One thing that the “deep bench” of candidates didn’t anticipate was that the Republican primary electorate wasn’t going to be satisfied with the usual “three-legged stool” conventional pieties that most Republican politicians have learned to recite. The 2016 race should have been an embarrassment of riches for conservative voters if they still believed that the GOP and movement conservatism were going to deliver anything for them, but many of them understandably became disillusioned after being led on for so many years without tangible results. Add to this the uncanny ability of movement conservative pundits to tout candidates that most Republican voters aren’t interested in, and you have a recipe for a very unpredictable primary season.

The idea that the GOP had a very deep bench for its 2016 nominating contest wasn’t completely wrong. By most conventional measures, it seemed that the very large Republican field would include many candidates that the primary voters could support. Even so, partisans overlooked the fact that every field of candidates appears much weaker in reality than it does when it is considered in the abstract.
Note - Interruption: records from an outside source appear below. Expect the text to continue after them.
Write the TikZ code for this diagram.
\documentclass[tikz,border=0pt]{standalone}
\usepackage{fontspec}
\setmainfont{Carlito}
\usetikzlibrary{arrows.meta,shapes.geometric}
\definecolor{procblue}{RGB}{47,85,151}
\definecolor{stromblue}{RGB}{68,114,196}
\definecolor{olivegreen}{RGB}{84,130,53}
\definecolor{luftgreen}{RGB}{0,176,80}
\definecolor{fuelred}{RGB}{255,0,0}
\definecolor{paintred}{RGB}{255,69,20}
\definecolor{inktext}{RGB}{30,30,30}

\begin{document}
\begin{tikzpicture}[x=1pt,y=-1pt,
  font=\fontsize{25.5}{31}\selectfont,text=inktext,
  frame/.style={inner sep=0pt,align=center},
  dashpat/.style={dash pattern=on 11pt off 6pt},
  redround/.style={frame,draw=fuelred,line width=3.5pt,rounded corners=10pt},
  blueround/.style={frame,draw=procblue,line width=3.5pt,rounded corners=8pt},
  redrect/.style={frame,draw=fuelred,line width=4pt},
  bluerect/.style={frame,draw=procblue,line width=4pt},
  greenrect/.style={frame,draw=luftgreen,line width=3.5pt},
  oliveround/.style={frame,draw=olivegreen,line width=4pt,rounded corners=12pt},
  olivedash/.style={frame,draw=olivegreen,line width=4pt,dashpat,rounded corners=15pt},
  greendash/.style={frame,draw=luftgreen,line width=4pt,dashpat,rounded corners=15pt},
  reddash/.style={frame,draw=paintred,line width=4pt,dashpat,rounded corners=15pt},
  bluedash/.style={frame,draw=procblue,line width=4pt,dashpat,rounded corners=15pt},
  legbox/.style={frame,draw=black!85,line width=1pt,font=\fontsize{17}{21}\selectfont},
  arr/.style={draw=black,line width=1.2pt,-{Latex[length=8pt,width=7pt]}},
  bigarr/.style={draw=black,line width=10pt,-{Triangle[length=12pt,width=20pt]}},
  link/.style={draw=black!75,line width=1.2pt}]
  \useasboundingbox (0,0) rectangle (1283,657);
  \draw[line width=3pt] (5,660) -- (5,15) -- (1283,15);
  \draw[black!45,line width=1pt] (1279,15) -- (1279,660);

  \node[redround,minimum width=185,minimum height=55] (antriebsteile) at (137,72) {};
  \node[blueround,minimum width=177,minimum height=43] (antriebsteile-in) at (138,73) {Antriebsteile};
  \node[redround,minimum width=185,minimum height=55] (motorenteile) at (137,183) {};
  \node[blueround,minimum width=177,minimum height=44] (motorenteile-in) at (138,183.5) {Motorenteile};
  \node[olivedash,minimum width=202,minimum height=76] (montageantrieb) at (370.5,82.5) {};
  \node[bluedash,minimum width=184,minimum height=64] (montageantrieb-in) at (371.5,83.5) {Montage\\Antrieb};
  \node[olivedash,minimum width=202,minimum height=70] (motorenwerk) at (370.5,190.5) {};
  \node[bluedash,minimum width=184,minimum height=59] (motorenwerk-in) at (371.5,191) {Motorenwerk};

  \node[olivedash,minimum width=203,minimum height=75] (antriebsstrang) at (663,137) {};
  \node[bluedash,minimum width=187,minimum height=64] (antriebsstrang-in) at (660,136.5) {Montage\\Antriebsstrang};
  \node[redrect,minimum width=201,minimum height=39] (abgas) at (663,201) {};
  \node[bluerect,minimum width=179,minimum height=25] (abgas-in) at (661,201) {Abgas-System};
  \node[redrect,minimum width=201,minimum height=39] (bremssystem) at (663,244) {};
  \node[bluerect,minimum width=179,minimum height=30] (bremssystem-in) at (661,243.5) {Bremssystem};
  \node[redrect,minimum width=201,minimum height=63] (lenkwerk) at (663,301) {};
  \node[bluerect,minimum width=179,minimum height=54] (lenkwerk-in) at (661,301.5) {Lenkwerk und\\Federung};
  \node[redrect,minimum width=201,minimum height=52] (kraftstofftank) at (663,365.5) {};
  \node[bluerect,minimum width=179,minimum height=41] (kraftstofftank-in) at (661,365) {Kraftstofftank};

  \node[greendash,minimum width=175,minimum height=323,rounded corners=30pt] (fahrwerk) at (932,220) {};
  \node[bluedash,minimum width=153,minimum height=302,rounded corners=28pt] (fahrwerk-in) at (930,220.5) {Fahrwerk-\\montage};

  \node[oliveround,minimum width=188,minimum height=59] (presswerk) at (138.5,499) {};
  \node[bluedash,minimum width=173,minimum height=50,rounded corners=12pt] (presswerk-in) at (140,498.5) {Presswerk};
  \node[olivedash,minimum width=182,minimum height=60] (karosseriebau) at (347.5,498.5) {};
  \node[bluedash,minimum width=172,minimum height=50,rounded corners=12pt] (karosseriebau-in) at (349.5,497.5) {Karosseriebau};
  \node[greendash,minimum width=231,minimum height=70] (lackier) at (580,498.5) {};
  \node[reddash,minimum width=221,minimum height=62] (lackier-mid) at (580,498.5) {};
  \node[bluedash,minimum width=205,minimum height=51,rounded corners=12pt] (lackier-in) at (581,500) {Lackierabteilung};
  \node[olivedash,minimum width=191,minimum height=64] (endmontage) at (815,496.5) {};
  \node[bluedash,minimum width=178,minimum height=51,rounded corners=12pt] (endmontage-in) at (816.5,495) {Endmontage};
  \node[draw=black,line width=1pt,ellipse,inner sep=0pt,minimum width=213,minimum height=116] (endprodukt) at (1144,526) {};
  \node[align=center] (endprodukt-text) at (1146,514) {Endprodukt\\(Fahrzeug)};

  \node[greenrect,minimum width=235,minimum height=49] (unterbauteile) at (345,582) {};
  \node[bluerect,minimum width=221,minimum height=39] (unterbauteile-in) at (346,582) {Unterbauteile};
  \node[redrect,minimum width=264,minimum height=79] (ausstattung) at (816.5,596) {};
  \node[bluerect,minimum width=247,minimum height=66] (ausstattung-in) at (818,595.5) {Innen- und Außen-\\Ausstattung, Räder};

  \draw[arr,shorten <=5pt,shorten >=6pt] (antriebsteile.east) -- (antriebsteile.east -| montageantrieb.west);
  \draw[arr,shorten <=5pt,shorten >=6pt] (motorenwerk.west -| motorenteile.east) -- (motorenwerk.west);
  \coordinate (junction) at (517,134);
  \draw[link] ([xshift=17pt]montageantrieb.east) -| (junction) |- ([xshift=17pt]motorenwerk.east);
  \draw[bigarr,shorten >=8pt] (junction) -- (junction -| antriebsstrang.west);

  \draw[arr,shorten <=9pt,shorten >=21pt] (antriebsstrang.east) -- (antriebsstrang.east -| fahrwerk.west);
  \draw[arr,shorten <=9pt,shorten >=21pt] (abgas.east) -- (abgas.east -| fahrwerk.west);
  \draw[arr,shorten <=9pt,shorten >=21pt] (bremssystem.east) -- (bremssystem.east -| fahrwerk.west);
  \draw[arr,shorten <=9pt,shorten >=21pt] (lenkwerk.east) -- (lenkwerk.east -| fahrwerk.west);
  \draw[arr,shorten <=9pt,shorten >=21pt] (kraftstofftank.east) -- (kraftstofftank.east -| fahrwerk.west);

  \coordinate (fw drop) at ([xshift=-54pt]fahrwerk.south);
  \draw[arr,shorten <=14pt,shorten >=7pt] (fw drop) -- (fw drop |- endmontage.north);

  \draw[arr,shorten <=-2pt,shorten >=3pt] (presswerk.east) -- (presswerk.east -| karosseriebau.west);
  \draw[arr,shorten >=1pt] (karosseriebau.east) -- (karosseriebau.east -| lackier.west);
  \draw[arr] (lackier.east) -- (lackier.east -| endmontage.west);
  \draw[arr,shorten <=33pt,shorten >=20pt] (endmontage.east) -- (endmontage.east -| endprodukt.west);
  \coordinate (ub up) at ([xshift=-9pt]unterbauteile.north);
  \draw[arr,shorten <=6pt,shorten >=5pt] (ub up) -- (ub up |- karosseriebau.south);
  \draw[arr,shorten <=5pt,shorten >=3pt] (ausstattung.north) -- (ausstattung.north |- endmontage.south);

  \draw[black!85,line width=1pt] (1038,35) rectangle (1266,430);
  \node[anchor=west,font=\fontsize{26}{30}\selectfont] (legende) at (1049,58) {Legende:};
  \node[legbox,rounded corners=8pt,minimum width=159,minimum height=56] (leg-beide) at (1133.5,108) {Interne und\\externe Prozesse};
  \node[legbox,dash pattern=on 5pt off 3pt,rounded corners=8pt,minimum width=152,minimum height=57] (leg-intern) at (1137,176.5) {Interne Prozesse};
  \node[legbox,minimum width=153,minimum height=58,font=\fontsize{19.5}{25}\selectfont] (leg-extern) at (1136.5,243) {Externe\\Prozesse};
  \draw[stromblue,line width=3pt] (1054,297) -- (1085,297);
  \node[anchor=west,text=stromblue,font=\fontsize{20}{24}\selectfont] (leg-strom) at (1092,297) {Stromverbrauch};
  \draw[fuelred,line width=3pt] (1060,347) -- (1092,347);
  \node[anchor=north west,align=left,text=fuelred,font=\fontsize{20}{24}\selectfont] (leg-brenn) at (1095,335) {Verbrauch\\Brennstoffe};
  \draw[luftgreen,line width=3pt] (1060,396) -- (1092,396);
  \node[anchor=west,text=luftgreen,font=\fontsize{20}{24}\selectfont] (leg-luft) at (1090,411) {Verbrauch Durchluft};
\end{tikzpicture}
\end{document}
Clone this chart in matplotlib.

Even the “deepest bench” in decades is not as impressive as most people imagine, and so it was with this one. The GOP had lots of candidates that seemed to look good “on paper,” but when they were subjected to closer scrutiny they were usually much more underwhelming.

Most observers failed to anticipate just how averse so many voters would be to supporting conventional candidates, but by now it’s clear that most Republican voters prefer candidates that their party leaders can’t stand. The most recent national poll shows that support for Trump, Carson, and Cruz accounts for 64% of the Republican electorate. The remaining third of the party is divvied up at least six ways, and the “strongest” candidate of the bunch registers just 9% support. The candidates that movement conservative pundits think should win are almost certainly incapable of winning, and the candidates that most party elites desperately want to win seem to have no chance. It’s not just that they have backed the wrong candidates. By embracing their preferred candidates, they have made them much less appealing.

Some of this is certainly an overdue and necessary correction to (at least) the last fifteen years in Republican politics. The GOP has nominated three men since 2000, and conservatives had good reason to doubt all of them. One of them was a catastrophic failure, two of them were deeply distrusted even when they won the nomination, and those two lost the general election. Given all that, it makes sense that most Republicans would be inclined to favor candidates that displeased party leaders. Some of what we’re seeing now is also an increasing hostility to Washington and to Republican leadership during the Obama years. Republican voters were foolishly promised a win in 2012 that wasn’t likely to happen, and they were promised that victories in 2010 and 2014 would lead to significant changes that party leaders had to know weren’t forthcoming. Following all of this, Republican voters have remarkably little trust in their leaders, and so whichever candidates the leaders prefer are the ones that most voters will shun. Having been told that McCain and Romney should be chosen because of their “electability,” and having been told that Romney was sure to win, Republican voters are reasonably more skeptical when party leaders start lecturing them on which candidates can and can’t win a general election. The rest seems to be part of a secular trend in many Western countries that rejects what established political leadership wants. The failed and discredited leaders of the GOP are being judged, and Trump and Carson are their punishment. It is a judgment that has been a long time coming, and it is well-deserved, but it will also probably mean near-certain Republican defeat a year from now.